Look at where his foot is on takeoff. Is it at or behind the free-throw line? Neither. Is it still a ridiculously far distance from which to take off and dunk with two hands and relative ease? Absolutely.

The fact that White was roughly four inches inside the line, cocked it back behind his head and flushed it through the rim without having to stretch out like dunk contests of the past shows how incredible that dunk is. He brought the ball far behind his head and managed to bring it through the rim with good force. Check out Vince Carter and Josh Smith doing two-handed free throw line dunks:

Carter's dunk is a full step inside the free-throw line, and he's stretching out the best he can to complete the dunk. It doesn't mean it isn't a good dunk. It just looks like he strains quite a bit to finish.

Smith's dunk was better but still lacked a little luster. He's closer to the free-throw line than Carter, gives a little pump in front of his body and dunks it while still making it looked a bit strained. With White's dunk, the fact that he's so close to the free-throw line while still bringing the ball back behind his head and near his neck line shows just how easily he dunked with two hands.

I'm fine with White not advancing to the finals, especially after he couldn't complete his second round of dunks. The fact that he made the dunk above and missed long on two separate free-throw-line attempts (seriously, he over-jumped on two free throw line dunk attempts, with one of them coming on a windmill) showed me something I've never seen before -- a guy missing long on something like that.

Since expectations have become so high and unruly with the NBA dunk contest, I think we need another tweak or two to the current form of the competition. My first tweak would be to have six players in the first round (three from each conference is fine) with the top dunkers moving onto the finals, regardless of which conference they represent. We should have the two best dunkers in the finals, not just one from each conference so you have a guy in there by default.
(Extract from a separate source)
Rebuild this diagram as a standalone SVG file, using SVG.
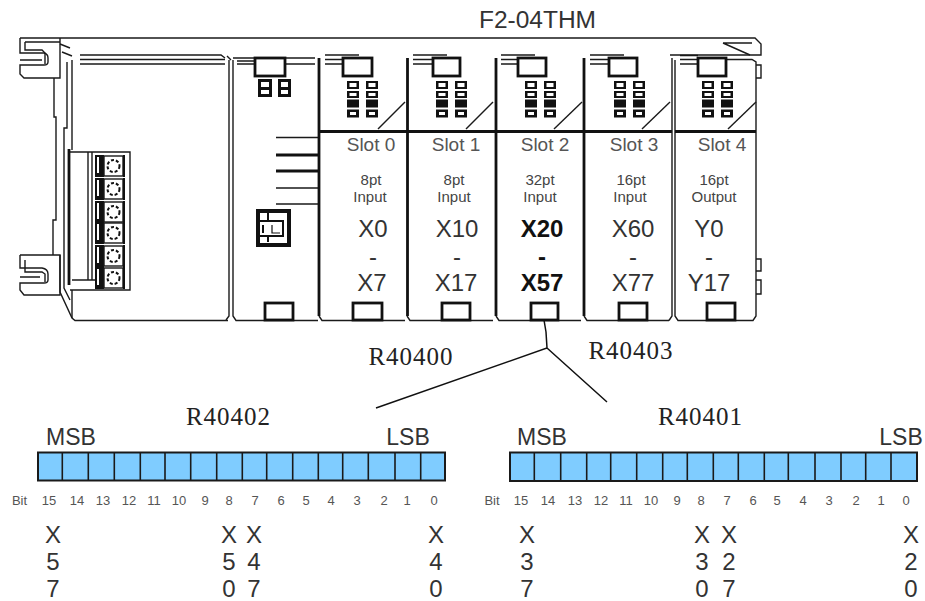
<svg xmlns="http://www.w3.org/2000/svg" width="925" height="601" viewBox="0 0 925 601">
<style>
.l{fill:none;stroke:#1a1a1a;stroke-width:1.4}
.t{fill:none;stroke:#111;stroke-width:2.8}
.s{fill:#fff;stroke:#111;stroke-width:2.8}
.k{fill:#111}
.w{fill:#fff}
.bar{fill:#7fccff;stroke:#1a1a1a;stroke-width:2}
.d{stroke:#1a1a1a;stroke-width:1.6}
text{font-family:"Liberation Sans",Arial,sans-serif;fill:#333;text-anchor:middle}
.slot{font-size:19px;fill:#555}
.sm{font-size:15px;fill:#444}
.io{font-size:24px}
.b{font-weight:bold;fill:#111}
.ser{font-family:"Liberation Serif","Times New Roman",serif;font-size:25px;fill:#222;letter-spacing:1px}
.big{font-size:23px}
.bit{font-size:13px;fill:#555}
.x{font-size:24px}
</style>
<defs>
<g id="leds">
<rect class="k" x="0" y="0" width="12" height="8"/><rect class="w" x="2.500" y="2" width="7" height="4"/>
<rect class="k" x="19" y="0" width="12" height="8"/><rect class="w" x="21.500" y="2" width="7" height="4"/>
<rect class="k" x="0" y="10" width="12" height="7"/><rect class="w" x="2.500" y="12" width="7" height="3"/>
<rect class="k" x="19" y="10" width="12" height="7"/><rect class="w" x="21.500" y="12" width="7" height="3"/>
<rect class="k" x="0" y="18.500" width="12" height="8"/>
<rect class="k" x="19" y="18.500" width="12" height="8"/>
<rect class="k" x="0" y="28.500" width="12" height="8"/><rect class="w" x="3" y="31" width="6" height="3"/>
<rect class="k" x="19" y="28.500" width="12" height="8"/><rect class="w" x="22" y="31" width="6" height="3"/>
</g>
<g id="screw">
<rect class="k" x="95" y="0" width="9" height="22"/>
<rect class="w" x="97" y="2" width="2" height="16"/>
<rect class="l" x="104" y="1" width="19" height="20" fill="#fff"/>
<circle cx="113.500" cy="11" r="6" fill="none" stroke="#111" stroke-width="2" stroke-dasharray="3 2"/>
<rect class="k" x="123" y="0" width="2" height="22"/>
</g>
<path id="rails" class="l" d="M0,55H34M0,59.500H36M0,64H38"/>
</defs>

<g id="chassis">
<path class="l" d="M20,38H755L761,44V55H670"/>
<path class="l" d="M723,43H752M723,43L750,55"/>
<path class="l" d="M20,38V53H44Q48,54 48,58V62Q48,65 44,65H20V74L24,78H60V38"/>
<path class="l" d="M25,42H60M25,42V50H42L45,53V64M20,60H42"/>
<path class="l" d="M60,44L70,48M62,52L72,56"/>
<path class="l" d="M54,78V117H56V220H53V255M60,255V292L72,318L75,320.500H228"/>
<path class="l" d="M20,255V268H42Q48,269 48,274V280Q48,283 44,283H20V290L24,295H60V255H20"/>
<path class="l" d="M25,260V272H42L45,274V282M20,277H40"/>
<path class="l" d="M67,62V128H64V288L70,300M72,60V150M72,290V318"/>
<path class="t" d="M69,149V285" stroke-width="2"/>
<path class="l" d="M80,55H221L225,58M80,59.500H225M80,64H225"/>
</g>

<g id="terminal-block">
<path class="l" d="M70,152H130V290H70M88,152V280M92,152V280M72,280H95"/>
<use href="#screw" y="155"/><use href="#screw" y="178"/><use href="#screw" y="201"/><use href="#screw" y="222"/><use href="#screw" y="245"/><use href="#screw" y="267"/>
</g>

<g id="cpu">
<path class="l" d="M229,60V316L226,320M233,60V316L236,320.500H318M227,56L231,60M233,58H254M237,61H254M237,64H254M285,58H315M285,64H315"/>
<rect class="s" x="255" y="58" width="30" height="18"/>
<rect class="k" x="258" y="79" width="14" height="18"/><rect class="w" x="261" y="82" width="8" height="5"/><rect class="w" x="261" y="90" width="8" height="4"/>
<rect class="k" x="278" y="79" width="13" height="18"/><rect class="w" x="281" y="82" width="7" height="5"/><rect class="w" x="281" y="90" width="7" height="4"/>
<path d="M276,137.500H318M276,188H318M276,204H318" class="l"/>
<path d="M276,155H318M276,171H318" class="t"/>
<rect class="k" x="256" y="209" width="35" height="38"/>
<rect class="w" x="260" y="213" width="27" height="30"/>
<path fill="none" stroke="#111" stroke-width="2" d="M268,213V221H260M268,221H283V236H268V242M260,236H268M263,225V233"/>
<path fill="none" stroke="#111" stroke-width="1.2" d="M272,225V233H280"/>
<rect class="s" x="265" y="303" width="28" height="17"/>
</g>

<g id="slot-0">
<use href="#rails" x="325"/>
<path class="t" d="M319,58V316M319,131.500H408"/>
<path class="l" d="M319,316L322,320.500H405"/>
<rect class="s" x="343" y="58" width="29" height="18"/>
<use href="#leds" x="347" y="81"/>
<path class="l" d="M378,129L405,102"/>
<rect class="s" x="353" y="303" width="29" height="17"/>
<text class="slot" x="371" y="151">Slot 0</text>
<text class="sm" x="371" y="185">8pt</text>
<text class="sm" x="370" y="202">Input</text>
<text class="io" x="373" y="237">X0</text>
<text class="io" x="373" y="265">-</text>
<text class="io" x="372" y="291">X7</text>
</g>

<g id="slot-1">
<use href="#rails" x="413"/>
<path class="t" d="M407.500,58V316M407.500,131.500H496"/>
<path class="l" d="M407,316L410,320.500H493"/>
<rect class="s" x="433" y="58" width="27" height="18"/>
<use href="#leds" x="436" y="81"/>
<path class="l" d="M466,129L493,102"/>
<rect class="s" x="442" y="303" width="28" height="17"/>
<text class="slot" x="456" y="151">Slot 1</text>
<text class="sm" x="454" y="185">8pt</text>
<text class="sm" x="454" y="202">Input</text>
<text class="io" x="457" y="237">X10</text>
<text class="io" x="457" y="265">-</text>
<text class="io" x="456" y="291">X17</text>
</g>

<g id="slot-2">
<use href="#rails" x="501"/>
<path class="t" d="M496,58V316M496,131.500H584"/>
<path class="l" d="M496,316L499,320.500H581"/>
<rect class="s" x="518" y="58" width="28" height="18"/>
<use href="#leds" x="525" y="81"/>
<path class="l" d="M554,129L582,102"/>
<rect class="s" x="531" y="303" width="27" height="17"/>
<text class="slot" x="545" y="151">Slot 2</text>
<text class="sm" x="540" y="185">32pt</text>
<text class="sm" x="540" y="202">Input</text>
<text class="io b" x="542" y="237">X20</text>
<text class="io b" x="542" y="265">-</text>
<text class="io b" x="542" y="291">X57</text>
</g>

<g id="slot-3">
<use href="#rails" x="590"/>
<path class="t" d="M584,58V316M584,131.500H672"/>
<path class="l" d="M584,316L587,320.500H669"/>
<rect class="s" x="609" y="58" width="28" height="18"/>
<use href="#leds" x="614" y="81"/>
<path class="l" d="M642,129L670,102"/>
<rect class="s" x="619" y="303" width="28" height="17"/>
<text class="slot" x="634" y="151">Slot 3</text>
<text class="sm" x="631" y="185">16pt</text>
<text class="sm" x="630" y="202">Input</text>
<text class="io" x="633" y="237">X60</text>
<text class="io" x="633" y="265">-</text>
<text class="io" x="633" y="291">X77</text>
</g>

<g id="slot-4">
<path class="l" d="M680,55.500H698M680,59.500H698M680,64H698M726,59.500H752L756,62V316L753,320.500H678L675,316V60M672,58V316L669,320.500"/>
<path class="t" d="M675,131.500H756"/>
<rect class="s" x="698" y="58" width="28" height="18"/>
<use href="#leds" x="702" y="81"/>
<path class="l" d="M728,129L756,102"/>
<rect class="s" x="707" y="303" width="28" height="17"/>
<path class="l" d="M756,65H761V78H756M756,259H761V271H756M756,280H761V294H756"/>
<text class="slot" x="722" y="151">Slot 4</text>
<text class="sm" x="714" y="185">16pt</text>
<text class="sm" x="714" y="202">Output</text>
<text class="io" x="709" y="237">Y0</text>
<text class="io" x="709" y="265">-</text>
<text class="io" x="709" y="291">Y17</text>
</g>

<g id="connectors">
<path fill="none" stroke="#111" stroke-width="1.5" d="M544,320L546,332L547,348L376,408M547,348L607,402"/>
</g>

<g id="title"><text x="537.500" y="28" font-size="24.500">F2-04THM</text></g>

<g id="register-labels">
<text class="ser" x="411" y="365">R40400</text>
<text class="ser" x="631" y="359">R40403</text>
<text class="ser" x="228.500" y="425">R40402</text>
<text class="ser" x="700.500" y="425">R40401</text>
</g>

<g id="register-left">
<rect class="bar" x="38" y="452.500" width="407" height="28"/>
<path class="d" d="M62.300,452V481M88.300,452V481M114.300,452V481M140.300,452V481M165,452V481M190.700,452V481M216.700,452V481M242.300,452V481M266.700,452V481M292.700,452V481M318.300,452V481M342.700,452V481M368.300,452V481M395,452V481M420.700,452V481"/>
<text class="big" x="71" y="445">MSB</text>
<text class="big" x="408" y="445">LSB</text>
<g class="bits">
<text class="bit" x="19.500" y="505">Bit</text><text class="bit" x="49" y="505">15</text><text class="bit" x="77" y="505">14</text><text class="bit" x="103" y="505">13</text><text class="bit" x="129" y="505">12</text><text class="bit" x="154" y="505">11</text><text class="bit" x="179" y="505">10</text><text class="bit" x="205" y="505">9</text><text class="bit" x="229" y="505">8</text><text class="bit" x="255" y="505">7</text><text class="bit" x="281" y="505">6</text><text class="bit" x="306" y="505">5</text><text class="bit" x="331" y="505">4</text><text class="bit" x="357" y="505">3</text><text class="bit" x="384" y="505">2</text><text class="bit" x="407" y="505">1</text><text class="bit" x="434" y="505">0</text>
</g>
<text class="x" x="53" y="543">X</text><text class="x" x="53" y="570">5</text><text class="x" x="53" y="597">7</text>
<text class="x" x="229" y="543">X</text><text class="x" x="229" y="570">5</text><text class="x" x="229" y="597">0</text>
<text class="x" x="254" y="543">X</text><text class="x" x="254" y="570">4</text><text class="x" x="254" y="597">7</text>
<text class="x" x="436" y="543">X</text><text class="x" x="436" y="570">4</text><text class="x" x="436" y="597">0</text>
</g>

<g id="register-right">
<rect class="bar" x="510" y="452.500" width="407" height="28.500"/>
<path class="d" d="M534.300,452V481M560.700,452V481M586.700,452V481M610.700,452V481M636.700,452V481M662.700,452V481M687.300,452V481M713.300,452V481M738.300,452V481M764.300,452V481M788.300,452V481M815,452V481M841,452V481M865.700,452V481M891,452V481"/>
<text class="big" x="542" y="445">MSB</text>
<text class="big" x="901" y="445">LSB</text>
<g class="bits">
<text class="bit" x="492" y="505">Bit</text><text class="bit" x="521" y="505">15</text><text class="bit" x="548" y="505">14</text><text class="bit" x="575" y="505">13</text><text class="bit" x="601" y="505">12</text><text class="bit" x="626" y="505">11</text><text class="bit" x="651" y="505">10</text><text class="bit" x="677" y="505">9</text><text class="bit" x="701" y="505">8</text><text class="bit" x="727" y="505">7</text><text class="bit" x="753" y="505">6</text><text class="bit" x="777" y="505">5</text><text class="bit" x="803" y="505">4</text><text class="bit" x="829" y="505">3</text><text class="bit" x="856" y="505">2</text><text class="bit" x="881" y="505">1</text><text class="bit" x="906" y="505">0</text>
</g>
<text class="x" x="527" y="543">X</text><text class="x" x="527" y="570">3</text><text class="x" x="527" y="597">7</text>
<text class="x" x="702" y="543">X</text><text class="x" x="702" y="570">3</text><text class="x" x="702" y="597">0</text>
<text class="x" x="729" y="543">X</text><text class="x" x="729" y="570">2</text><text class="x" x="729" y="597">7</text>
<text class="x" x="911" y="543">X</text><text class="x" x="911" y="570">2</text><text class="x" x="911" y="597">0</text>
</g>
</svg>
The second tweak I would do is stop once you get the two finalists. Knowing you won't survive another 15 minutes could be huge for the psychological aspect of the contest. If you think there's a possibility of making up for a poor performance, then you might not try as hard. This could cause them to make sure they show their best dunks in the first round to try to get to the next stage of the contest.

But if they're using their best dunks, won't they be out of ideas for the finals when they finally come? This is the beauty of delaying the dunk contest's final round.
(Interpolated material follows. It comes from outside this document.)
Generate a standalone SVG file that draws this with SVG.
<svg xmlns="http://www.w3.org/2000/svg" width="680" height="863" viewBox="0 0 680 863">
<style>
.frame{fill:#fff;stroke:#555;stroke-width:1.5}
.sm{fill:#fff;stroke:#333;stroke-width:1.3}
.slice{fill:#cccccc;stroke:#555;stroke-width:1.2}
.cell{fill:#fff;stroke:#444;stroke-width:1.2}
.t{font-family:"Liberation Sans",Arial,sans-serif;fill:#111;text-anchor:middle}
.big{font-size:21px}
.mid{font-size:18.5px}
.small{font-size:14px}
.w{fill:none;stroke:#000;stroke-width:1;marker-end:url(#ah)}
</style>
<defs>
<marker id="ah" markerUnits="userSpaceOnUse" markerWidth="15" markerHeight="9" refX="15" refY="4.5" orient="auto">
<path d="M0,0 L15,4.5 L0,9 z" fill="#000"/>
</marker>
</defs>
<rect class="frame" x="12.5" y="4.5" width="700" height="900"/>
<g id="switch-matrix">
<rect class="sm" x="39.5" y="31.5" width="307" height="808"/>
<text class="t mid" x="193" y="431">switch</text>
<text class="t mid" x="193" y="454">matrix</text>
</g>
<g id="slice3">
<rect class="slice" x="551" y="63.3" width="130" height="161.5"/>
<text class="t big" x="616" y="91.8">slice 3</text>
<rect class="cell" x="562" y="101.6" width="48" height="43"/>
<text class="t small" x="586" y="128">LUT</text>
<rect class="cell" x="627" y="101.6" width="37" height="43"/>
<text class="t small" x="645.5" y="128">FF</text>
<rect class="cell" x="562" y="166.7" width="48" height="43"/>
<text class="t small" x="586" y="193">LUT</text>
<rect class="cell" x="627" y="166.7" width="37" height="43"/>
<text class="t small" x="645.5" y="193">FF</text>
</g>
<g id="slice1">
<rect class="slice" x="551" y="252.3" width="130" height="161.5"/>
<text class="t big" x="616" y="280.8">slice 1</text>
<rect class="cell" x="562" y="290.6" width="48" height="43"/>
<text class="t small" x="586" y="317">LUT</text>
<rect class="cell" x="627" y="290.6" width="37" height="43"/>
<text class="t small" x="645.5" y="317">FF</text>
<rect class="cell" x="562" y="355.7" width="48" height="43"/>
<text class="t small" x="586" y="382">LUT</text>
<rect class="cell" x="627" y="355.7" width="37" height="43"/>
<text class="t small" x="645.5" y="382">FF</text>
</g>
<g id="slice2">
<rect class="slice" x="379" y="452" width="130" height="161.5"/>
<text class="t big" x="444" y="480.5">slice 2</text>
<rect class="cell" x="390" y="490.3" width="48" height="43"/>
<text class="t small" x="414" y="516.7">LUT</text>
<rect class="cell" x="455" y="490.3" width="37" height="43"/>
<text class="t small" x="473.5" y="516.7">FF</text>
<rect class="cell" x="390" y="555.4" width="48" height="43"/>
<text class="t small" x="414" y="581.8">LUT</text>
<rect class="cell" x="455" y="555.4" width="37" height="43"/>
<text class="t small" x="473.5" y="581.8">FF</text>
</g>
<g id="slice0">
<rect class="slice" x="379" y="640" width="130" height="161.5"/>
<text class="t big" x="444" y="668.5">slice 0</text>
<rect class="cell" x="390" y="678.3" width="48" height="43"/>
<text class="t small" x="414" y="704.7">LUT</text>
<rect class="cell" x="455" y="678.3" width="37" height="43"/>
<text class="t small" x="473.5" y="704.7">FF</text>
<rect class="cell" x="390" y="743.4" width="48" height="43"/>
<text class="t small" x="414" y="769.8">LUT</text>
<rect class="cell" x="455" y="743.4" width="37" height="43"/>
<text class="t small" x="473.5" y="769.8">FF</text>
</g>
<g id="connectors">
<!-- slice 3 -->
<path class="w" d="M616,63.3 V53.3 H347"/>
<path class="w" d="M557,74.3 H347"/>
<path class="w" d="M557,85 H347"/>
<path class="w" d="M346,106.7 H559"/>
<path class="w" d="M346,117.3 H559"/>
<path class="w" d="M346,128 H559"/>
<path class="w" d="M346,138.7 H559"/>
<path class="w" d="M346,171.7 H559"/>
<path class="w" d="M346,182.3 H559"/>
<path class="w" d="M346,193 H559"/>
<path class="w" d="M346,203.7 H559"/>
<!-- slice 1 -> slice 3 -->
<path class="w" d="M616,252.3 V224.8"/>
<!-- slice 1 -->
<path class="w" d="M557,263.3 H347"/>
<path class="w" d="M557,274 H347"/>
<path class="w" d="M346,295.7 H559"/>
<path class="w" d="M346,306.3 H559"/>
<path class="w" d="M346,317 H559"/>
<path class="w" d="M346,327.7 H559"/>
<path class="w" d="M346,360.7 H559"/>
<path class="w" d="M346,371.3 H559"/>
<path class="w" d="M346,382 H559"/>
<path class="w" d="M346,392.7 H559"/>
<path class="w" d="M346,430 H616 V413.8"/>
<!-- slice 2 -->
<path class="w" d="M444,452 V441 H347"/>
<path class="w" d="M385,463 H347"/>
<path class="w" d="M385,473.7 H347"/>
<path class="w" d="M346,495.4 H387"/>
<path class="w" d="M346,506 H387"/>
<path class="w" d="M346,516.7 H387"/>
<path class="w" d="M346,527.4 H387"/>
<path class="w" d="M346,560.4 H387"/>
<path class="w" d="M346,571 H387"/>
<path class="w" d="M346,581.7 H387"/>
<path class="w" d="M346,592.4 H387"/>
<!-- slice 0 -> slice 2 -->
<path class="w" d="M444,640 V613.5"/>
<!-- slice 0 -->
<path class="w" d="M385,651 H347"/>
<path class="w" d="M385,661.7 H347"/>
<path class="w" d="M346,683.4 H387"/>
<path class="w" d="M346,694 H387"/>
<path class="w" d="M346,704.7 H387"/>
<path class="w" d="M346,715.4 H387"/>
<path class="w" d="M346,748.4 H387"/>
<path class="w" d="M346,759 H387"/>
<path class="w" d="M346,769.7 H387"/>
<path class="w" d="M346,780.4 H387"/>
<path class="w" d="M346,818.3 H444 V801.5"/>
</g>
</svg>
If you move the two finalists to competing on Sunday, you generate a ton of buzz and anticipation with the conclusion for the competition. But you don't just have them compete on Sunday; you have them finish the competition during halftime of the All-Star Game. I know a musical act is supposedly great because it's entertainment for everybody and you're trying to make a grandiose display to celebrate your sport; however, replacing it with the finale to the dunk contest allows you to celebrate the most athletic display of the sport.
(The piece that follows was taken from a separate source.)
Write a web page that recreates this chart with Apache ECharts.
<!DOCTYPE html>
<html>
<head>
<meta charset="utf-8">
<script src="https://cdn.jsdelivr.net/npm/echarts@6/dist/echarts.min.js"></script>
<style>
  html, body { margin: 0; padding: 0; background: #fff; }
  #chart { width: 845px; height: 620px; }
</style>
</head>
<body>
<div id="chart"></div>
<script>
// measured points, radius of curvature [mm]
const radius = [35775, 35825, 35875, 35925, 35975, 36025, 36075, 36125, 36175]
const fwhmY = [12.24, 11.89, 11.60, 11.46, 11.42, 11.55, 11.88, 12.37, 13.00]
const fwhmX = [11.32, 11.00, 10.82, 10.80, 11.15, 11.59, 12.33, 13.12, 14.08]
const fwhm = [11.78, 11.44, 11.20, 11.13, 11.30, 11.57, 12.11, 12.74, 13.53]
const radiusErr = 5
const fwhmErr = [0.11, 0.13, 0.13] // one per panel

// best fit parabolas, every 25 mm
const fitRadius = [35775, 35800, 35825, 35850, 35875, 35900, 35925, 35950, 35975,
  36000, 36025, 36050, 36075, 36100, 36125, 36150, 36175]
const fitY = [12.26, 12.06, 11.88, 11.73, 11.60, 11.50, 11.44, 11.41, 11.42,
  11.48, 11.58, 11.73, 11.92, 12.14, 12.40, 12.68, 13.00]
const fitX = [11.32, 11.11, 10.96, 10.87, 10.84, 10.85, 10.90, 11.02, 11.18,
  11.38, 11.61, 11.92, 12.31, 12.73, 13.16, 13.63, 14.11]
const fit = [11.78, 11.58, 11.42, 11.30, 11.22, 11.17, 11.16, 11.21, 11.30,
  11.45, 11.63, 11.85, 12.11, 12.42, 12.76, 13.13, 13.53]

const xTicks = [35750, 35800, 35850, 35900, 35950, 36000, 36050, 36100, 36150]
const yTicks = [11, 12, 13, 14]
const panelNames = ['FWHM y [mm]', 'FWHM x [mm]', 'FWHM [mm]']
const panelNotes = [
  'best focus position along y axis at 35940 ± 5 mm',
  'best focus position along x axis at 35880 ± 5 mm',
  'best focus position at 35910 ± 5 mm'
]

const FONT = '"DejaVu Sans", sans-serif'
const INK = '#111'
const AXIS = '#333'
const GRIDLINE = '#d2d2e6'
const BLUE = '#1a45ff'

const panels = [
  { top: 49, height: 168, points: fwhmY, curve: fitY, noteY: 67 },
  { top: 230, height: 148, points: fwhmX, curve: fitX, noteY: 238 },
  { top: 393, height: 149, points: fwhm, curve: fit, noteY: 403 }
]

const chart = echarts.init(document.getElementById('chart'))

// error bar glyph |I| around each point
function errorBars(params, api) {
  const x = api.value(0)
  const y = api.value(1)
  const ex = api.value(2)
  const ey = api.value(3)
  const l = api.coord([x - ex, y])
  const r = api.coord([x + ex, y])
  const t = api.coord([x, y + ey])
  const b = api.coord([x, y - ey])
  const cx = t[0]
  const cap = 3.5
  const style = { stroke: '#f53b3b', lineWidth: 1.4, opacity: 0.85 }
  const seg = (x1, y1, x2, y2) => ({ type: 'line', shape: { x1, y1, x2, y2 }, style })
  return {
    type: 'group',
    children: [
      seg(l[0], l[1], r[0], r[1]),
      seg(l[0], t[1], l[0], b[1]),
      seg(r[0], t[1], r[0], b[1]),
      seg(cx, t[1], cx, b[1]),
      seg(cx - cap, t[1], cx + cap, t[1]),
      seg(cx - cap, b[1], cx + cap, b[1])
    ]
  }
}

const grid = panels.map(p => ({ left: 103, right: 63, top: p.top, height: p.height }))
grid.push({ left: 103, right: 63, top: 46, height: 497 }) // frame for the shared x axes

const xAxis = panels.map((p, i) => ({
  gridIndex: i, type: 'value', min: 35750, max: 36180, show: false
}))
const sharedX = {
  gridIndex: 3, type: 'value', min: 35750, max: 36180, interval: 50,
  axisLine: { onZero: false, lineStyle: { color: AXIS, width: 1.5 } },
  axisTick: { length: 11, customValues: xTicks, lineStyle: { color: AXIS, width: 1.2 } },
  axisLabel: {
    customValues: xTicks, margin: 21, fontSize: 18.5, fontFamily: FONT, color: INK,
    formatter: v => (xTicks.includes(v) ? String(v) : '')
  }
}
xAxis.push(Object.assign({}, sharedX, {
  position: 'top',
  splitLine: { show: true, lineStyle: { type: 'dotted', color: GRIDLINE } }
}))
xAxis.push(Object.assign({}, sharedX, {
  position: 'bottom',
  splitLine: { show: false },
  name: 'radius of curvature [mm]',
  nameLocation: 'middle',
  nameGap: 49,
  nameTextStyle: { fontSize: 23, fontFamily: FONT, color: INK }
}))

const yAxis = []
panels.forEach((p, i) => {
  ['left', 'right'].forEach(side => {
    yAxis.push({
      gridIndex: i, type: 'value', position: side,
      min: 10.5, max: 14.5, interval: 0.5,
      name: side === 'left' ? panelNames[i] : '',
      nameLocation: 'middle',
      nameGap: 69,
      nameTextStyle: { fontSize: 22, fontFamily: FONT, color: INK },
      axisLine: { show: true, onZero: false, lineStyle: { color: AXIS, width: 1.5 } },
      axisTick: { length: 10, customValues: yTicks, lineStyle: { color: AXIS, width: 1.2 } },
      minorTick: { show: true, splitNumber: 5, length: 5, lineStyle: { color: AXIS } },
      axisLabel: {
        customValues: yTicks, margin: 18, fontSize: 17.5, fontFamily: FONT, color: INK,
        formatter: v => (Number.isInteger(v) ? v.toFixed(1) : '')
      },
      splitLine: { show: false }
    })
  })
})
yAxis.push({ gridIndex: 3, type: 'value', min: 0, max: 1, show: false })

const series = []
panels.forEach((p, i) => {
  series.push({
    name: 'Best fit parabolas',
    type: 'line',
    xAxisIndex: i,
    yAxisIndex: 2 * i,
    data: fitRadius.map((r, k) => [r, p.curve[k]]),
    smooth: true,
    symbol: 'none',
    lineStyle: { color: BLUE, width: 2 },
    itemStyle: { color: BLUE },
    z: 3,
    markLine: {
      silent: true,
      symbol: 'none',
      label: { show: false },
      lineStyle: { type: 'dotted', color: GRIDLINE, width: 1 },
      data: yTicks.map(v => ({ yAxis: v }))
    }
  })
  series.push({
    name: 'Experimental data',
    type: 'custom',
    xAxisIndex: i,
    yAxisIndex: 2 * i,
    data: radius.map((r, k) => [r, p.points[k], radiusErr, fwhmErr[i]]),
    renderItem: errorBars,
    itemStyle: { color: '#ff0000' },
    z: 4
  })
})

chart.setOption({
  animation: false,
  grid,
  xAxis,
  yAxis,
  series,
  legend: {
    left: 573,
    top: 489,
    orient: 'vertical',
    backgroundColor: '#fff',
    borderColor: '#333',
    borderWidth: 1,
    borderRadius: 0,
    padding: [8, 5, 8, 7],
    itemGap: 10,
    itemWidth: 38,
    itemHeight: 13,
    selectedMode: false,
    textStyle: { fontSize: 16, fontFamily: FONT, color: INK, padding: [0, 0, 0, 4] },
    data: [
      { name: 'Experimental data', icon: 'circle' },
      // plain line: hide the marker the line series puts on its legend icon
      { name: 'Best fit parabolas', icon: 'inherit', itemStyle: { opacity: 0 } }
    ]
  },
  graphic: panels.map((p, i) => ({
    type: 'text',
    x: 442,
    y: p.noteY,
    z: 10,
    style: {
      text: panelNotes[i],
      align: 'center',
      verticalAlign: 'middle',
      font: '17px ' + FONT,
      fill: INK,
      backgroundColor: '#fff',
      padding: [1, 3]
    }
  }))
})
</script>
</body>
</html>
By putting the dunk finale at halftime of the game, you give the finalists roughly 20 hours to come up with fresh ideas and a routine to top their competitor. You wouldn't see guys running out of ideas. When Royce Young asked the contestants what they had in store if they made it to the finals, there wasn't a big plan to wow the sport. Give them almost a full day to figure it out, and you'd probably get something pretty spectacular.

The James White free-throw dunk is a perfect example of the contest's improbable understanding among all fans. The fact that there was such a wide range of emotions from a dunk we hadn't really seen tells you everything you need to know about expectations with the contest. People want to see the impossible.

Move the finals of the contest to halftime in front of all the All-Stars on Sunday and an incredibly large stage, and then you'll allow the creativity within the contest to blossom into an event that people revere again. You'll allow the dunkers to re-measure their competition and try to one-up each other even further.

After all, part of the beauty and the drama of the event is building up suspense to expect the unreal. Delaying the gratification of the finale could greatly accomplish that.